First question. The binary relation $\geq$ on $\mathbb{R}^2$ by $(x_1, x_2) \geq (y_1, y_2)\iff x_1 \geq y_1$ and $x_2 \geq y_2$. How can I prove that $\geq$ is a preorder but not a weak order? ($\geq$ is reflexive and transitive but not complete.) I really don't understand why it is not complete?
The binary relation $\geq$ on $\mathbb{R}^2$ by $(x_1, x_2) \geq (y_1, y_2)\iff x_1 > y_1 $ or $x_1=y_1$ and $x_2>y_2$. How can I show that $\geq$ is a linear order?
Second question. If $P$ is asymmetric and negatively transitive, then it is irreflexive, transitive and acyclic. How can I prove that?
Third question. $P$ and $R$ are relations. $xRy \iff (y,x) \notin P$. How can I show that $P$ is asymmetric iff $R$ is complete and that $P$ is negatively transitive iff $R$ is transitive?
The relation $\geq$ in your first question is not complete, since you can give a pair where you can not dicide if $(x_1, x_2)\geq (y_1, y_2)$. Take for example $(1,3)$ and $(0,4)$.
At least that is what I understand under 'complete', since I am not familiar with the phrase in that context.

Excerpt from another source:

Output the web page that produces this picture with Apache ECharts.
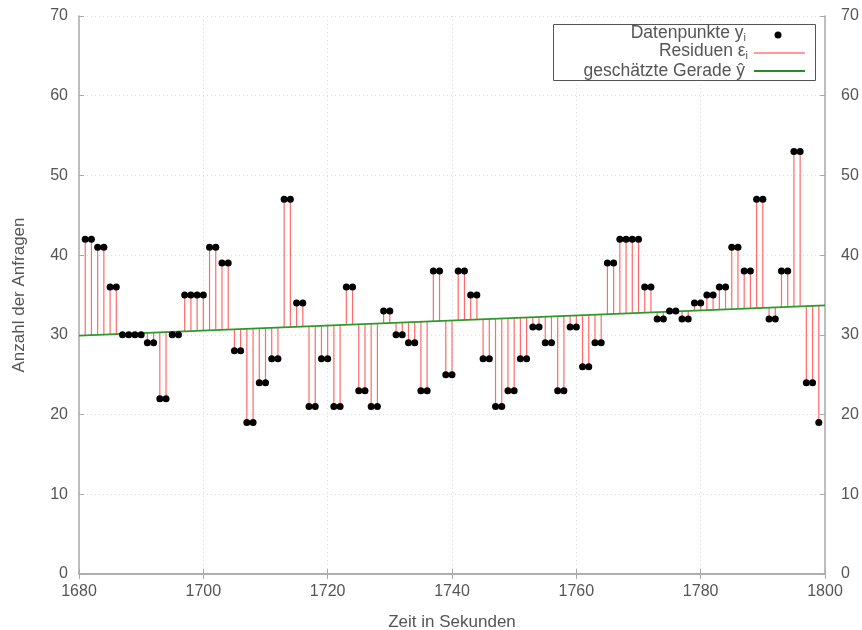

Consider to give a definition.
Then we have neither $(1,3)\geq (0,4)$ nor $(0,4)\geq (1,3)$.
It is $1\geq 0$ but we do not have $3\geq 4$. And it is $4\geq 3$ but not $0\geq 1$.
This is the so called 'lexicographical order'. To show that this is a linear order, you have to show that it satisfies the definition.
So it is reflexiv, antisymmetric, transitiv and totally(?) (or complete(?))
Just write down what there is to show. The proofs are easy.